New London Woman Receives $1.3 Million Settlement
A New London woman, seriously injured in an accident while a patient at Bayview Health Care Center of Waterford, Connecticut, has settled her personal injury lawsuit today for $1.3 million. Patricia Payne filed her case in the New London Superior Court two years ago against Bayview Health Care Center. On October 16, 1999, Patricia Payne, was being transferred from her wheelchair to a bed by a Hoyer lift. She had been a paraplegic for many years and was residing at Bayview as a patient. Since Ms. Payne was not ambulatory, in order to move her from her wheelchair to a bed, or vice versa, she was transferred by means of a Hoyer lift, which is a hydraulic device, unpowered and hand-operated. It lifts a person using a net or nylon sling attached to lifting arms and pulleys. Proper use of the Hoyer lift usually requires two people: one to operate the lift and another to guide the patient. On this occasion, the sling on the Hoyer tore apart, and Ms. Payne dropped suddenly to the floor, suffering a compound fracture of her left tibia. Since her fracture never healed properly, Ms. Payne suffered infections and eventually was required to undergo an above-the-knee amputation of her left leg in July, 2001. After the accident, Ms. Payne returned to Bayview as a patient where she remained until she moved in with her daughter in October, 2000.
Ms. Payne, age 52, has been represented in her lawsuit by Robert I. Reardon, Jr., of The Reardon Law Firm, P.C. of New London. Reardon retained an expert in the field of nursing care, an engineer and a hospital administrator to testify to the proper procedures for the use of Hoyer lift and the necessity of inspecting the equipment thoroughly for defects before using it. After depositions of nursing personnel involved in the incident, a mediation was conducted by former Connecticut Supreme Court Chief Justice John A. Speziale, and The Hartford Insurance Company, insurer for Bayview Health Care Center, agreed to pay the settlement to resolve the claim.

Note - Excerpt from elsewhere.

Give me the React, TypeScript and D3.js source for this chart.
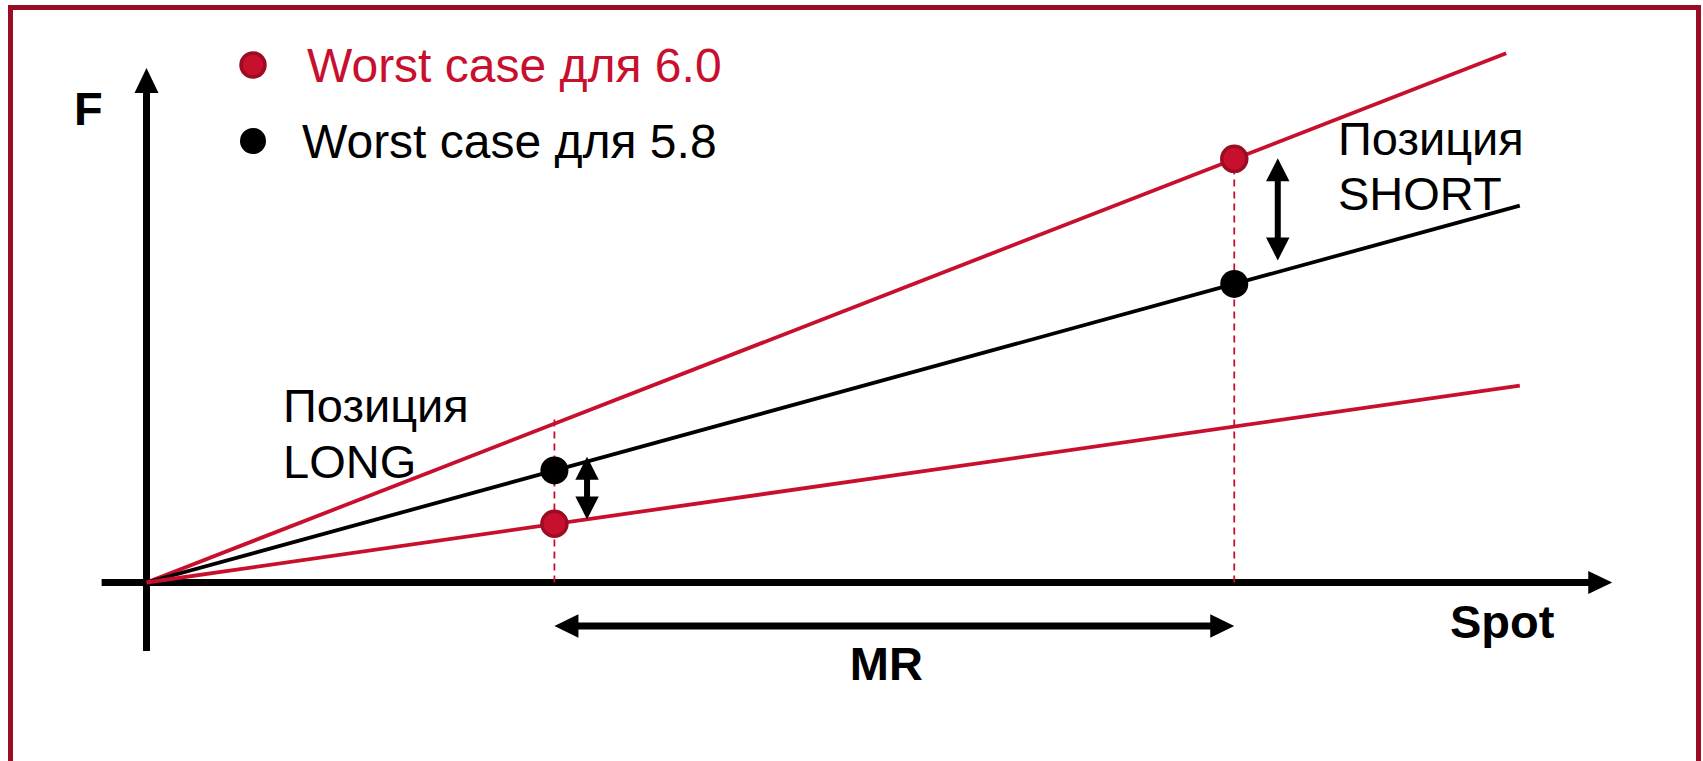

Reardon stated, "Ms. Payne has suffered a great deal since her accident, and will be able to purchase a handicapped accessible home, anew wheelchair, a handicapped accessible van, and will have a much better quality of life because of this settlement. She and I are so pleased that she can now live with her family in a setting that will allow her to enjoy the rest of her life."
Past results are not meant to be a guarantee of future success in any particular case.